One of my favorite parts of the book is Harry’s catalog of people—Potsis, Nazis, Faints, Freaks, and Friends. While it was hard to stand in the shoes of someone with physical challenges, it was easy to live in the skin of a teenager who feels isolated and alone. My guess is that this is exactly how many, if not most, young people feel. And yes, most adults, too.

A.L.:
You get +10 points for being a fellow CT author.  What's your favorite part about living in CT?

Len:
I wrote an essay that was kind of about Connecticut a while ago, and I still kind of like it. I’ll let that answer the question; it’s on my website, here:

http://www.lenvlahos.com/straight-to-the-queen/

A.L.:
You bring a lot of personal punk rocker experience to your novel.  Can you tell us (a clean story) about one of your most memorable nights as a member of Woofing Cookies?

Len:
Four or five days before our van broke down for good, we were on our way to a radio interview in Richmond, VA when our transmission gave out. Our drummer, Chad, whose father was actually a mechanic, fixed the cotter pin—a little piece of metal that makes the clutch work, or so I was told—with a hanger and pliers, and he did it on his back beneath the van in a raging rainstorm. (This scene also made it into the book, and is actually an important scene for Harry’s character.) Unfortunately, the beast broke down again a few blocks later, and we wound up having to push it to a service station and wrangle a ride to that evening’s gig. (We had already dropped off our gear.)
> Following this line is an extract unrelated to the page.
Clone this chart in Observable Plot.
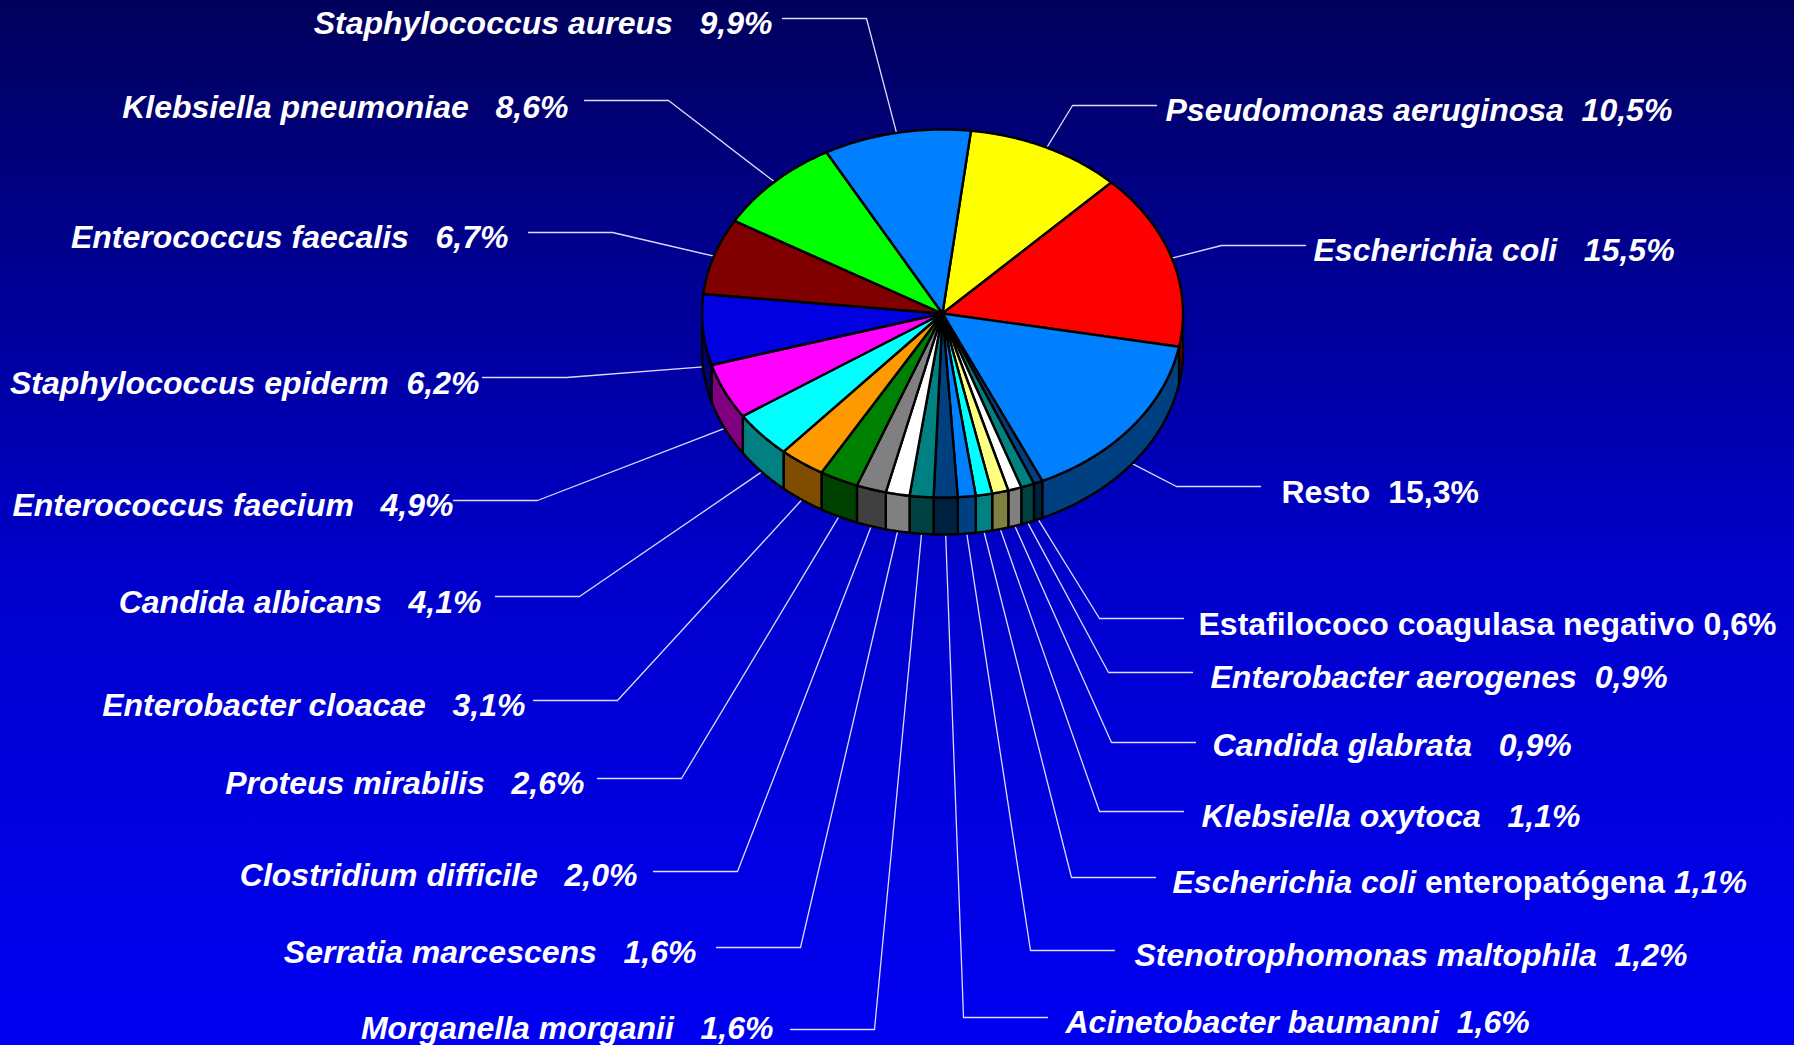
<!DOCTYPE html>
<html><head><meta charset="utf-8">
<script src="https://cdn.jsdelivr.net/npm/d3@7"></script>
<script src="https://cdn.jsdelivr.net/npm/@observablehq/plot@0.6"></script>
<style>
html,body{margin:0;padding:0;}
body{width:1794px;height:1045px;overflow:hidden;background:linear-gradient(to bottom,#00005c 0%,#00009a 30%,#0000cc 55%,#0000f2 100%);}
#chart svg{display:block;}
</style></head><body><div id="chart"></div>
<script>
// ---- data (clockwise order, starting with Pseudomonas) ----
const organisms = ["Pseudomonas aeruginosa","Escherichia coli","Resto","Estafilococo coagulasa negativo","Enterobacter aerogenes","Candida glabrata","Klebsiella oxytoca","Escherichia coli enteropatógena","Stenotrophomonas maltophila","Acinetobacter baumanni","Morganella morganii","Serratia marcescens","Clostridium difficile","Proteus mirabilis","Enterobacter cloacae","Candida albicans","Enterococcus faecium","Staphylococcus epiderm","Enterococcus faecalis","Klebsiella pneumoniae","Staphylococcus aureus"];
const percents = [10.5,15.5,15.3,0.6,0.9,0.9,1.1,1.1,1.2,1.6,1.6,1.6,2.0,2.6,3.1,4.1,4.9,6.2,6.7,8.6,9.9];

// ---- styles ----
const sliceColors = ["#FFFF00","#FF0000","#0080FF","#004080","#008080","#FFFFFF","#FFFF80","#00FFFF","#0080FF","#004080","#008080","#FFFFFF","#808080","#008000","#FF9900","#00FFFF","#FF00FF","#0000E0","#800000","#00FF00","#0080FF"];
const italicLabel = [1,1,0,0,1,1,1,1,1,1,1,1,1,1,1,1,1,1,1,1,1];
const labelGap = [2,3,2,1,2,3,3,1,2,2,3,3,3,3,3,3,3,2,3,3,3];

// ---- layout (label anchor, leader end) ----
const labelSide = ["R","R","R","R","R","R","R","R","R","R","L","L","L","L","L","L","L","L","L","L","L"];
const labelX = [1165,1313,1281,1198,1210,1212,1201,1172,1134,1065,773,696,637,584,525,481,453,479,508,568,772];
const labelY = [120,260,502,634,687,755,826,892,965,1032,1038,962,885,793,715,612,515,393,247,117,33];
const leaderEndX = [1156,1305,1260,1183,1192,1195,1183,1155,1114,1047,790,716,653,597,533,495,453,482,528,584,782];
const leaderY = [105,245,486,618,672,742,811,877,950,1017,1029,947,871,778,700,596,500,377,232,100,18];

// ---- pie geometry ----
const CX = 942, CY = 313, RX = 240.5, RY = 184, DEPTH = 37, ELBOW = 84;
const START = 6.8 * Math.PI / 180;
const arcs = d3.pie().sort(null).startAngle(START).endAngle(START + 2 * Math.PI)(percents);
const px = a => CX + RX * Math.sin(a);
const py = a => CY - RY * Math.cos(a);
const dark = c => { const r = d3.rgb(c); return d3.rgb(r.r * 0.5, r.g * 0.5, r.b * 0.5).formatHex(); };
const fmt = v => d3.format(".1f")(v).replace(".", ",") + "%";

const tops = [], sides = [];
arcs.forEach((a, i) => {
  const n = Math.max(2, Math.ceil((a.endAngle - a.startAngle) / 0.01));
  tops.push({id: i, x: CX, y: CY, fill: sliceColors[i]});
  for (let k = 0; k <= n; k++) {
    const t = a.startAngle + (a.endAngle - a.startAngle) * k / n;
    tops.push({id: i, x: px(t), y: py(t), fill: sliceColors[i]});
  }
  tops.push({id: i, x: CX, y: CY, fill: sliceColors[i]});
  // side face (front half only: angles between 90° and 270°)
  const s0 = Math.max(a.startAngle, Math.PI / 2), s1 = Math.min(a.endAngle, 3 * Math.PI / 2);
  if (s1 > s0) {
    const m = Math.max(2, Math.ceil((s1 - s0) / 0.01));
    const pts = [];
    for (let k = 0; k <= m; k++) { const t = s0 + (s1 - s0) * k / m; pts.push([px(t), py(t)]); }
    for (let k = m; k >= 0; k--) { const t = s0 + (s1 - s0) * k / m; pts.push([px(t), py(t) + DEPTH]); }
    pts.push(pts[0]);
    pts.forEach(p => sides.push({id: i, x: p[0], y: p[1], fill: dark(sliceColors[i])}));
  }
});

// leader lines
const leaders = [];
arcs.forEach((a, i) => {
  const mid = (a.startAngle + a.endAngle) / 2;
  const front = mid > Math.PI / 2 && mid < 3 * Math.PI / 2;
  const ax = px(mid), ay = py(mid) + (front ? DEPTH : 0);
  const dir = labelSide[i] === "R" ? -1 : 1;
  leaders.push({id: i, x: ax, y: ay});
  leaders.push({id: i, x: leaderEndX[i] + dir * ELBOW, y: leaderY[i]});
  leaders.push({id: i, x: leaderEndX[i], y: leaderY[i]});
});

const labels = organisms.map((name, i) => ({
  i, x: labelX[i], y: labelY[i], side: labelSide[i], italic: italicLabel[i],
  text: name + "\u00A0".repeat(labelGap[i]) + fmt(percents[i])
}));

const font = {fontSize: 32, fontWeight: "bold", fill: "white", fontFamily: "'Liberation Sans', Arial, sans-serif", lineAnchor: "bottom"};

const chart = Plot.plot({
  width: 1794, height: 1045, margin: 0,
  x: {domain: [0, 1794], range: [0, 1794], axis: null},
  y: {domain: [0, 1045], range: [0, 1045], axis: null},
  color: {type: "identity"},
  style: {background: "transparent", overflow: "visible"},
  marks: [
    Plot.line(leaders, {x: "x", y: "y", z: "id", stroke: "#dcdcff", strokeWidth: 1.3}),
    Plot.line(sides, {x: "x", y: "y", z: "id", fill: "fill", stroke: "#000", strokeWidth: 2.4, strokeLinejoin: "round", curve: "linear"}),
    Plot.line(tops, {x: "x", y: "y", z: "id", fill: "fill", stroke: "#000", strokeWidth: 2.4, strokeLinejoin: "round", curve: "linear"}),
    Plot.text(labels.filter(d => d.side === "R" && d.italic), {x: "x", y: "y", text: "text", textAnchor: "start", fontStyle: "italic", ...font}),
    Plot.text(labels.filter(d => d.side === "R" && !d.italic), {x: "x", y: "y", text: "text", textAnchor: "start", fontStyle: "normal", ...font}),
    Plot.text(labels.filter(d => d.side === "L"), {x: "x", y: "y", text: "text", textAnchor: "end", fontStyle: "italic", ...font})
  ]
});
document.getElementById("chart").appendChild(chart);

// mixed styling for "Escherichia coli enteropatógena"
d3.select(chart).selectAll("text").each(function() {
  const t = this.textContent;
  if (t.startsWith("Escherichia coli enteropat")) {
    const parts = t.split("\u00A0");
    const pct = parts[parts.length - 1];
    const sel = d3.select(this);
    sel.text(null);
    sel.append("tspan").attr("font-style", "italic").text("Escherichia coli");
    sel.append("tspan").attr("font-style", "normal").text("\u00A0enteropatógena\u00A0");
    sel.append("tspan").attr("font-style", "italic").text(pct);
  }
});
</script>
</body></html>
There was not one single person in the room when we played that night. Even the soundman was so bored that he got up and left the room. Halfway through the set, some preppy college kids wandered in, sat for a while, and then formed a conga line and conga-ed their way out of the room. We wound up sleeping on the floor at the club owner’s mom’s house. The whole evening was pretty funny.

And, of course, speaking of tours (how’s that for a ham-fisted segue!) you can see a list of Scar Boys (the book, not the band) tour dates, here:
http://www.lenvlahos.com/tour-dates/

The Giveaway:
One lucky winner will receive a copy of THE SCAR BOYS (U.S. only).
The Scar Boys:  A severely burned teenager. A guitar. Punk rock. The chords of a rock 'n' roll road trip in a coming-of-age novel that is a must-read story about finding your place in the world...even if you carry scars inside and out.
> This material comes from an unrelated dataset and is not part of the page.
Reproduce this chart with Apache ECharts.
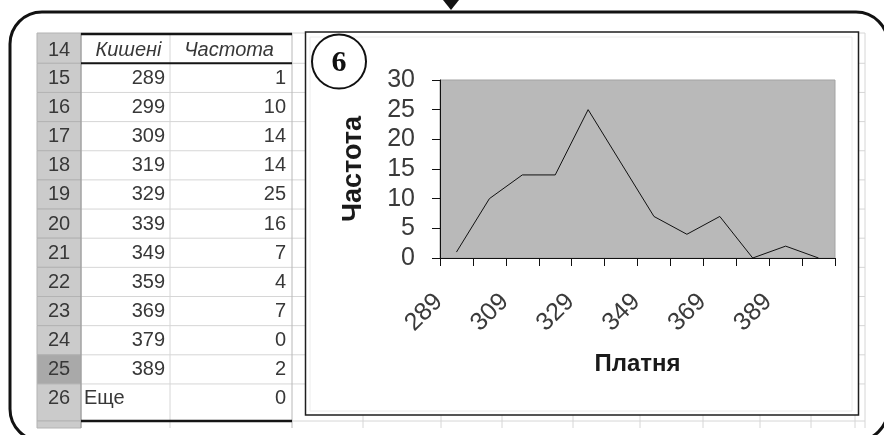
<!DOCTYPE html>
<html>
<head>
<meta charset="utf-8">
<script src="https://cdn.jsdelivr.net/npm/echarts@6/dist/echarts.min.js"></script>
<style>
html,body{margin:0;padding:0;background:#ffffff;}
#c{width:884px;height:435px;}
</style>
</head>
<body>
<div id="c"></div>
<script>
// ---------------- data ----------------
const rowNumbers = [14, 15, 16, 17, 18, 19, 20, 21, 22, 23, 24, 25, 26];
const tableHeaders = ['Кишені', 'Частота'];
const categories = ['289', '299', '309', '319', '329', '339', '349', '359', '369', '379', '389', 'Еще'];
const frequency = [1, 10, 14, 14, 25, 16, 7, 4, 7, 0, 2, 0];
const yMin = 0, yMax = 30, yInterval = 5;
const xAxisName = 'Платня';
const yAxisName = 'Частота';
const badgeText = '6';
const selectedRowNumber = 25;

// ---------------- layout ----------------
const SANS = '"Liberation Sans", Arial, sans-serif';
const SERIF = '"Liberation Serif", "Times New Roman", serif';
const hdrL = 37, hdrR = 81, colAR = 170, colBR = 292, sheetR = 865;
const tableTop = 33, headBottom = 63.3, rowH = 29.15, lastBottom = 421, sheetBottom = 428;

// row boundaries
const rowTops = [tableTop];
for (let k = 0; k < rowNumbers.length - 1; k++) rowTops.push(headBottom + k * rowH);
const rowBottoms = rowTops.slice(1).concat([lastBottom]);

const g = [];
// spreadsheet gridlines (behind everything)
const hLineYs = rowTops.concat([lastBottom]);
hLineYs.forEach(function (y) {
  g.push({type: 'line', z: -20, shape: {x1: hdrR, y1: y, x2: sheetR, y2: y},
    style: {stroke: '#d6d6d6', lineWidth: 1}});
});
[colAR, colBR, 363, 441, 502, 573, 640, 703, 760, 811, 855, sheetR].forEach(function (x) {
  g.push({type: 'line', z: -20, shape: {x1: x, y1: tableTop, x2: x, y2: sheetBottom},
    style: {stroke: x === colBR ? '#b8b8b8' : '#d6d6d6', lineWidth: 1}});
});
// row header cells
rowNumbers.forEach(function (n, i) {
  const top = rowTops[i], bot = rowBottoms[i];
  g.push({type: 'rect', z: -19, shape: {x: hdrL, y: top, width: hdrR - hdrL, height: bot - top},
    style: {fill: n === selectedRowNumber ? '#a9a9a9' : '#cbcbcb', stroke: '#b3b3b3', lineWidth: 1}});
  g.push({type: 'text', z: -18, style: {text: String(n), x: (hdrL + hdrR) / 2, y: top + (i === 0 ? 17.5 : 15),
    font: '20px ' + SANS, fill: '#383838', textAlign: 'center', textVerticalAlign: 'middle'}});
});
g.push({type: 'rect', z: -19, shape: {x: hdrL, y: lastBottom, width: hdrR - hdrL, height: sheetBottom - lastBottom},
  style: {fill: '#cbcbcb', stroke: '#b3b3b3', lineWidth: 1}});
g.push({type: 'line', z: -17, shape: {x1: hdrR, y1: tableTop, x2: hdrR, y2: sheetBottom}, style: {stroke: '#9a9a9a', lineWidth: 1}});
// table header text
g.push({type: 'text', z: -18, style: {text: tableHeaders[0], x: (hdrR + colAR) / 2 + 3, y: tableTop + 17.5,
  font: 'italic 20px ' + SANS, fill: '#383838', textAlign: 'center', textVerticalAlign: 'middle'}});
g.push({type: 'text', z: -18, style: {text: tableHeaders[1], x: (colAR + colBR) / 2 - 2, y: tableTop + 17.5,
  font: 'italic 20px ' + SANS, fill: '#383838', textAlign: 'center', textVerticalAlign: 'middle'}});
// table body text
categories.forEach(function (c, j) {
  const i = j + 1, y = rowTops[i] + 15;
  const isNum = /^\d+$/.test(c);
  g.push({type: 'text', z: -18, style: {text: c, x: isNum ? colAR - 5 : hdrR + 3, y: y,
    font: '20px ' + SANS, fill: '#383838', textAlign: isNum ? 'right' : 'left', textVerticalAlign: 'middle'}});
  g.push({type: 'text', z: -18, style: {text: String(frequency[j]), x: colBR - 6, y: y,
    font: '20px ' + SANS, fill: '#383838', textAlign: 'right', textVerticalAlign: 'middle'}});
});
// heavy borders of the table
[[tableTop + 1, 2.5], [headBottom, 2], [lastBottom, 2.5]].forEach(function (p) {
  g.push({type: 'line', z: -16, shape: {x1: hdrR, y1: p[0], x2: colBR, y2: p[0]}, style: {stroke: '#151515', lineWidth: p[1]}});
});
// chart object box
g.push({type: 'rect', z: -10, shape: {x: 305.5, y: 32, width: 553, height: 383},
  style: {fill: '#ffffff', stroke: '#1e1e1e', lineWidth: 1.5}});
g.push({type: 'rect', z: -9, shape: {x: 310, y: 37, width: 542, height: 374},
  style: {fill: 'none', stroke: '#ececec', lineWidth: 1}});
// badge
g.push({type: 'circle', z: 10, shape: {cx: 339, cy: 61.5, r: 27}, style: {fill: '#ffffff', stroke: '#111', lineWidth: 2}});
g.push({type: 'text', z: 11, style: {text: badgeText, x: 339, y: 63, font: 'bold 30px ' + SERIF, fill: '#111',
  textAlign: 'center', textVerticalAlign: 'middle'}});
// outer frame and pointer
g.push({type: 'rect', z: 12, shape: {x: 10, y: 12, width: 878, height: 429, r: 32},
  style: {fill: 'none', stroke: '#121212', lineWidth: 3}});
g.push({type: 'polygon', z: 12, shape: {points: [[443, 0], [459, 0], [451, 10]]}, style: {fill: '#121212'}});

const chart = echarts.init(document.getElementById('c'), null, {renderer: 'canvas'});
chart.setOption({
  animation: false,
  backgroundColor: '#ffffff',
  grid: {left: 440, right: 49, top: 80, bottom: 177, show: true, backgroundColor: '#b9b9b9',
    borderColor: '#a3a3a3', borderWidth: 1},
  xAxis: {
    type: 'category', data: categories, boundaryGap: true,
    axisLine: {lineStyle: {color: '#111', width: 1}},
    axisTick: {show: true, interval: 0, length: 8, lineStyle: {color: '#111', width: 1}},
    axisLabel: {interval: 1, rotate: 45, margin: 22, padding: [0, 25, 0, 0], fontSize: 25,
      fontFamily: SANS, color: '#3a3a3a'},
    splitLine: {show: false},
    name: xAxisName, nameLocation: 'middle', nameGap: 94,
    nameTextStyle: {fontSize: 24, fontWeight: 'bold', fontFamily: SANS, color: '#1a1a1a'}
  },
  yAxis: {
    type: 'value', min: yMin, max: yMax, interval: yInterval,
    axisLine: {show: true, lineStyle: {color: '#111', width: 1}},
    axisTick: {show: true, length: 8, lineStyle: {color: '#111', width: 1}},
    axisLabel: {margin: 25, fontSize: 25, fontFamily: SANS, color: '#3a3a3a'},
    splitLine: {show: false},
    name: yAxisName, nameLocation: 'middle', nameGap: 73, nameRotate: 90,
    nameTextStyle: {fontSize: 27, fontWeight: 'bold', fontFamily: SANS, color: '#1a1a1a'}
  },
  graphic: {elements: g},
  series: [{
    type: 'line', data: frequency, symbol: 'none', silent: true,
    lineStyle: {color: '#111', width: 1}
  }]
});
</script>
</body>
</html>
In attempting to describe himself in his college application essay--help us to become acquainted with you beyond your courses, grades, and test scores--Harbinger (Harry) Jones goes way beyond the 250-word limit and gives a full account of his life.

The first defining moment: the day the neighborhood goons tied him to a tree during a lightning storm when he was 8 years old, and the tree was struck and caught fire. Harry was badly burned and has had to live with the physical and emotional scars, reactions from strangers, bullying, and loneliness that instantly became his everyday reality.

The second defining moment: the day in 8th grade when the handsome, charismatic Johnny rescued him from the bullies and then made the startling suggestion that they start a band together. Harry discovered that playing music transported him out of his nightmare of a world, and he finally had something that compelled people to look beyond his physical appearance. Harry's description of his life in his essay is both humorous and heart-wrenching. He had a steeper road to climb than the average kid, but he ends up learning something about personal power, friendship, first love, and how to fit in the world. While he's looking back at the moments that have shaped his life, most of this story takes place while Harry is in high school and the summer after he graduates.